LISTING >>
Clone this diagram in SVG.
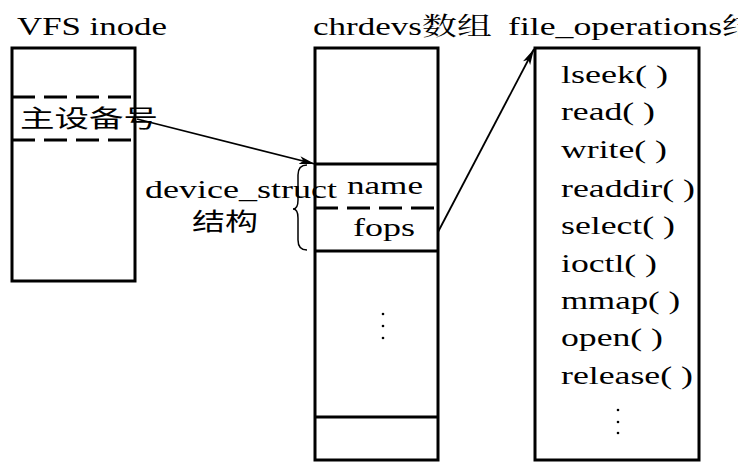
<svg xmlns="http://www.w3.org/2000/svg" width="738" height="469" viewBox="0 0 738 469">
<style>
.box{fill:#fff;stroke:#000;stroke-width:3}
.ln{stroke:#000;stroke-width:3;fill:none}
.dash{stroke:#000;stroke-width:3;fill:none;stroke-dasharray:23 9}
.t{font-family:"Liberation Serif","Noto Serif CJK SC","Noto Sans CJK SC",serif;font-size:25px;fill:#000}
.c{font-family:"Liberation Serif","Noto Sans CJK SC",serif;font-size:24px;fill:#000}
.arr{stroke:#000;stroke-width:1.8;fill:none;marker-end:url(#ah)}
.dot{fill:#000}
</style>
<defs>
<marker id="ah" markerUnits="userSpaceOnUse" markerWidth="18" markerHeight="10" refX="16" refY="5" orient="auto">
<path d="M0,1 L16,5 L0,9 L4,5 Z" fill="#000"/>
</marker>
</defs>
<g id="titles">
<text class="t" x="17" y="35" textLength="150" lengthAdjust="spacingAndGlyphs">VFS inode</text>
<text class="t" x="313" y="35" textLength="179" lengthAdjust="spacingAndGlyphs">chrdevs数组</text>
<text class="t" x="508" y="35" textLength="250" lengthAdjust="spacingAndGlyphs">file_operations结</text>
</g>
<g id="vfs-inode">
<rect class="box" x="12" y="48" width="123" height="233"/>
<line class="dash" x1="12" y1="97" x2="135" y2="97"/>
<line class="dash" x1="12" y1="140" x2="135" y2="140"/>
<text class="c" x="20" y="127" textLength="138" lengthAdjust="spacingAndGlyphs">主设备号</text>
</g>
<g id="chrdevs">
<rect class="box" x="315" y="48" width="123" height="412"/>
<line class="ln" x1="315" y1="164" x2="438" y2="164"/>
<line class="dash" x1="315" y1="208" x2="438" y2="208"/>
<line class="ln" x1="315" y1="251" x2="438" y2="251"/>
<line class="ln" x1="315" y1="417" x2="438" y2="417"/>
<text class="t" x="347" y="194" textLength="76" lengthAdjust="spacingAndGlyphs">name</text>
<text class="t" x="353" y="236" textLength="62" lengthAdjust="spacingAndGlyphs">fops</text>
<circle class="dot" cx="383" cy="314" r="1.3"/>
<circle class="dot" cx="383" cy="326" r="1.3"/>
<circle class="dot" cx="383" cy="338" r="1.3"/>
</g>
<g id="device-struct">
<path d="M307,165 Q298,165 298,175 L298,200 Q298,209 293,209 Q298,209 298,218 L298,240 Q298,250 307,250" fill="none" stroke="#000" stroke-width="1.5"/>
<text class="t" x="145" y="198" textLength="192" lengthAdjust="spacingAndGlyphs">device_struct</text>
<text class="c" x="192" y="230" textLength="66" lengthAdjust="spacingAndGlyphs">结构</text>
</g>
<g id="file-operations">
<rect class="box" x="535" y="48" width="164" height="412"/>
<text class="t" x="561" y="83" textLength="107" lengthAdjust="spacingAndGlyphs">lseek( )</text>
<text class="t" x="561" y="120" textLength="94" lengthAdjust="spacingAndGlyphs">read( )</text>
<text class="t" x="561" y="158" textLength="106" lengthAdjust="spacingAndGlyphs">write( )</text>
<text class="t" x="561" y="197" textLength="134" lengthAdjust="spacingAndGlyphs">readdir( )</text>
<text class="t" x="561" y="234" textLength="114" lengthAdjust="spacingAndGlyphs">select( )</text>
<text class="t" x="561" y="272" textLength="96" lengthAdjust="spacingAndGlyphs">ioctl( )</text>
<text class="t" x="561" y="309" textLength="119" lengthAdjust="spacingAndGlyphs">mmap( )</text>
<text class="t" x="561" y="346" textLength="102" lengthAdjust="spacingAndGlyphs">open( )</text>
<text class="t" x="561" y="384" textLength="132" lengthAdjust="spacingAndGlyphs">release( )</text>
<circle class="dot" cx="618" cy="410" r="1.3"/>
<circle class="dot" cx="618" cy="422" r="1.3"/>
<circle class="dot" cx="618" cy="433" r="1.3"/>
</g>
<g id="connectors">
<line class="arr" x1="137" y1="119" x2="315" y2="164"/>
<line class="arr" x1="438" y1="232" x2="534" y2="49"/>
</g>
</svg>
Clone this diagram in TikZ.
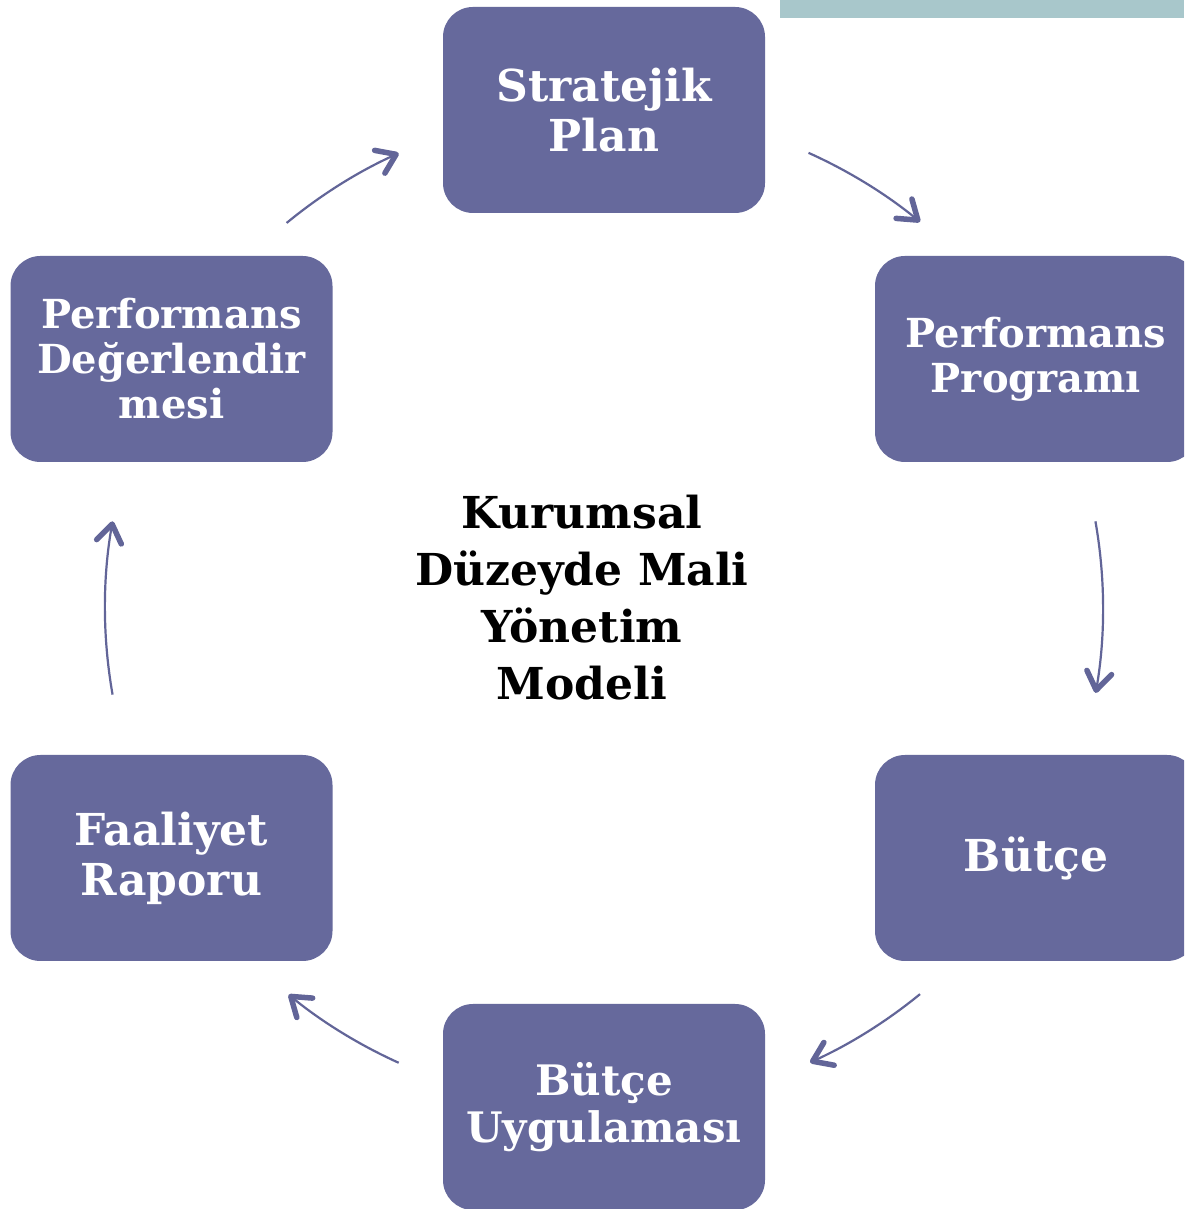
\documentclass[tikz,border=0pt]{standalone}
\usepackage{fontspec}
\setmainfont{DejaVu Serif}
\usetikzlibrary{arrows.meta}
\definecolor{boxc}{RGB}{102,105,156}
\definecolor{arrc}{RGB}{98,101,152}
\definecolor{tealc}{RGB}{168,199,203}
\tikzset{
  stepbox/.style={fill=boxc, draw=none, rounded corners=30pt, minimum width=322pt, minimum height=206pt, inner sep=0pt, text=white, align=center},
  fbig/.style={font=\fontsize{44pt}{50pt}\selectfont\bfseries},
  fmid/.style={font=\fontsize{42pt}{47pt}\selectfont\bfseries},
  fsmall/.style={font=\fontsize{40pt}{45pt}\selectfont\bfseries},
  cyc/.style={draw=arrc, line width=2.2pt, -{Straight Barb[length=18pt,width=25pt,line width=5.5pt,round]}}
}
\begin{document}
\begin{tikzpicture}[x=1pt,y=1pt]
\clip (0,0) rectangle (1184,1209);
\fill[white] (0,0) rectangle (1184,1209);
\fill[tealc] (780,1191) rectangle (1184,1209);
\node[stepbox,fbig] (sp) at (604,1099) {Stratejik\\Plan};
\node[stepbox,fsmall] (pp) at (1036,850) {Performans\\Programı};
\node[stepbox,fbig] (bu) at (1036,351) {Bütçe};
\node[stepbox,fmid] (bg) at (604,102) {Bütçe\\Uygulaması};
\node[stepbox,fbig] (fr) at (171.5,351) {Faaliyet\\Raporu};
\node[stepbox,fsmall] (pd) at (171.5,850) {Performans\\Değerlendir\\mesi};
\node[align=center, font=\fontsize{44pt}{57pt}\selectfont\bfseries] (ct) at (582,611) {Kurumsal\\Düzeyde Mali\\Yönetim\\Modeli};
\coordinate (C) at (604,601);
\path (C) ++(129.5:499pt) coordinate (a1s);
\path (C) ++(65.8:499pt) coordinate (a2s);
\path (C) ++(10:499pt) coordinate (a3s);
\path (C) ++(-50.7:499pt) coordinate (a4s);
\path (C) ++(-114.3:499pt) coordinate (a5s);
\path (C) ++(190:499pt) coordinate (a6s);
\draw[cyc] (a1s) arc[start angle=129.5, end angle=114.3, radius=499pt];
\draw[cyc] (a2s) arc[start angle=65.8, end angle=50.7, radius=499pt];
\draw[cyc] (a3s) arc[start angle=10, end angle=-9.8, radius=499pt];
\draw[cyc] (a4s) arc[start angle=-50.7, end angle=-65.6, radius=499pt];
\draw[cyc] (a5s) arc[start angle=-114.3, end angle=-129.2, radius=499pt];
\draw[cyc] (a6s) arc[start angle=190, end angle=170, radius=499pt];
\end{tikzpicture}
\end{document}
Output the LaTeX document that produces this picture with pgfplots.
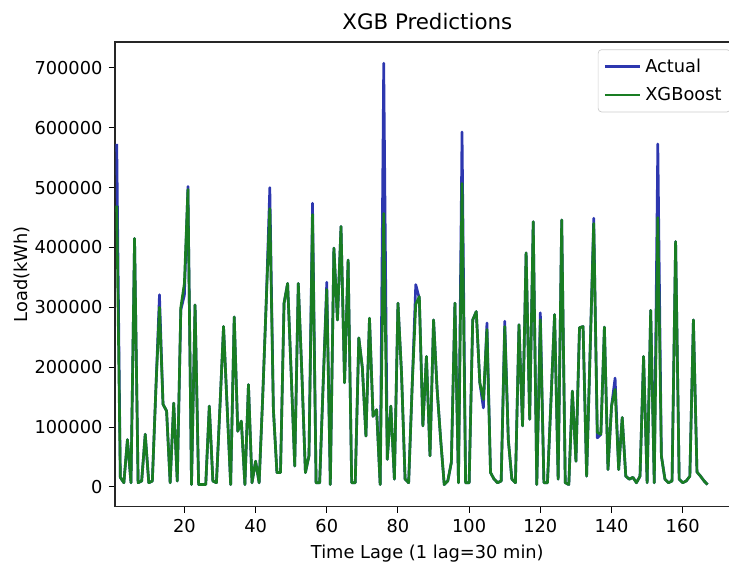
\documentclass[border=0pt]{standalone}
\usepackage{pgfplots}
\usepackage{pgfplotstable}
\pgfplotsset{compat=1.18}
\usepackage{fontspec}
\setmainfont{DejaVu Sans}
\definecolor{actualc}{RGB}{45,55,175}
\definecolor{xgbc}{RGB}{25,125,35}

\pgfplotstableread{
x a g
1 573000 470000
2 16000 16000
3 7000 7000
4 79000 79000
5 7000 7000
6 415000 415000
7 7000 7000
8 10000 10000
9 88000 88000
10 7000 7000
11 10000 10000
12 165000 165000
13 321000 300000
14 138000 138000
15 127000 127000
16 7000 7000
17 140000 140000
18 10000 10000
19 296000 300000
20 320000 340000
21 502000 497000
22 4000 4000
23 304000 304000
24 4000 4000
25 4000 4000
26 4000 4000
27 135000 135000
28 10000 10000
29 7000 7000
30 135000 135000
31 268000 268000
32 135000 135000
33 4000 4000
34 284000 284000
35 93000 93000
36 110000 110000
37 4000 4000
38 171000 171000
39 7000 7000
40 43000 43000
41 7000 7000
42 150000 150000
43 310000 310000
44 500000 465000
45 130000 130000
46 24000 24000
47 24000 24000
48 307000 307000
49 340000 340000
50 190000 190000
51 35000 35000
52 340000 340000
53 190000 190000
54 24000 24000
55 52000 52000
56 474000 455000
57 7000 7000
58 7000 7000
59 174000 174000
60 342000 330000
61 4000 4000
62 399000 399000
63 279000 279000
64 435000 435000
65 174000 174000
66 379000 379000
67 7000 7000
68 7000 7000
69 249000 249000
70 199000 199000
71 85000 85000
72 282000 282000
73 118000 118000
74 129000 129000
75 4000 4000
76 708000 457000
77 46000 46000
78 135000 135000
79 13000 13000
80 307000 307000
81 190000 190000
82 13000 13000
83 7000 7000
84 170000 170000
85 338000 305000
86 315000 318000
87 102000 102000
88 218000 218000
89 52000 52000
90 279000 279000
91 163000 163000
92 79000 79000
93 4000 4000
94 10000 10000
95 41000 41000
96 307000 307000
97 7000 7000
98 593000 507000
99 7000 7000
100 7000 7000
101 279000 279000
102 293000 293000
103 174000 174000
104 132000 146000
105 274000 263000
106 24000 24000
107 13000 13000
108 7000 7000
109 10000 10000
110 277000 268000
111 79000 79000
112 13000 13000
113 7000 7000
114 271000 271000
115 102000 102000
116 391000 391000
117 113000 113000
118 443000 443000
119 4000 4000
120 291000 279000
121 7000 7000
122 7000 7000
123 146000 146000
124 288000 288000
125 13000 13000
126 446000 446000
127 7000 7000
128 4000 4000
129 160000 160000
130 43000 43000
131 266000 266000
132 268000 268000
133 18000 18000
134 230000 230000
135 449000 440000
136 82000 91000
137 88000 88000
138 267000 267000
139 29000 29000
140 135000 135000
141 182000 163000
142 29000 29000
143 116000 116000
144 18000 18000
145 13000 13000
146 16000 16000
147 7000 7000
148 18000 18000
149 218000 218000
150 7000 7000
151 295000 295000
152 7000 7000
153 573000 450000
154 52000 52000
155 13000 13000
156 7000 7000
157 10000 10000
158 410000 410000
159 13000 13000
160 7000 7000
161 10000 10000
162 18000 18000
163 279000 279000
164 25000 25000
165 18000 18000
166 10000 10000
167 4000 4000
}\datatable

\begin{document}
\begin{tikzpicture}[trim right=345pt]
\begin{axis}[
  scale only axis, width=351pt, height=261pt,
  xmin=0.5, xmax=176, ymin=-33000, ymax=743000,
  xtick={20,40,...,160},
  ytick={0,100000,200000,300000,400000,500000,600000,700000},
  scaled y ticks=false,
  yticklabel style={/pgf/number format/fixed, /pgf/number format/1000 sep={}},
  /pgf/number format/assume math mode=true,
  tick pos=left, tick align=outside, major tick length=3.5pt,
  tick style={black, line width=0.6pt},
  axis line style={black!85, line width=0.8pt},
  title={XGB Predictions},
  title style={font=\fontsize{12}{14}\selectfont, yshift=-2.5pt},
  xlabel={Time Lage (1 lag=30 min)},
  ylabel={Load(kWh)},
  ylabel shift=-4pt,
  legend cell align=left,
  legend style={at={(rel axis cs:1,1)}, anchor=north east, xshift=-5pt, yshift=-4pt,
    draw=black!20, rounded corners=2pt, row sep=3pt, inner sep=3pt,
    fill=white, font=\fontsize{10}{12}\selectfont},
  legend image code/.code={\draw[#1] (0pt,0pt) -- (20pt,0pt);},
]
\addplot[actualc, line width=1.5pt, line join=round] table[x=x,y=a]{\datatable};
\addlegendentry{Actual}
\addplot[xgbc, line width=1.5pt, line join=round] table[x=x,y=g]{\datatable};
\addlegendentry{XGBoost}
\end{axis}
\path (-64.6pt,-30.3pt) rectangle (300pt,284.7pt);
\end{tikzpicture}
\end{document}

WHAT TO WORK ON >> Search the entries for the word "Clone" and copy every line that has it.

COMPLETED EXERCISE >>
Clone this diagram in SVG.
Clone this diagram in TikZ.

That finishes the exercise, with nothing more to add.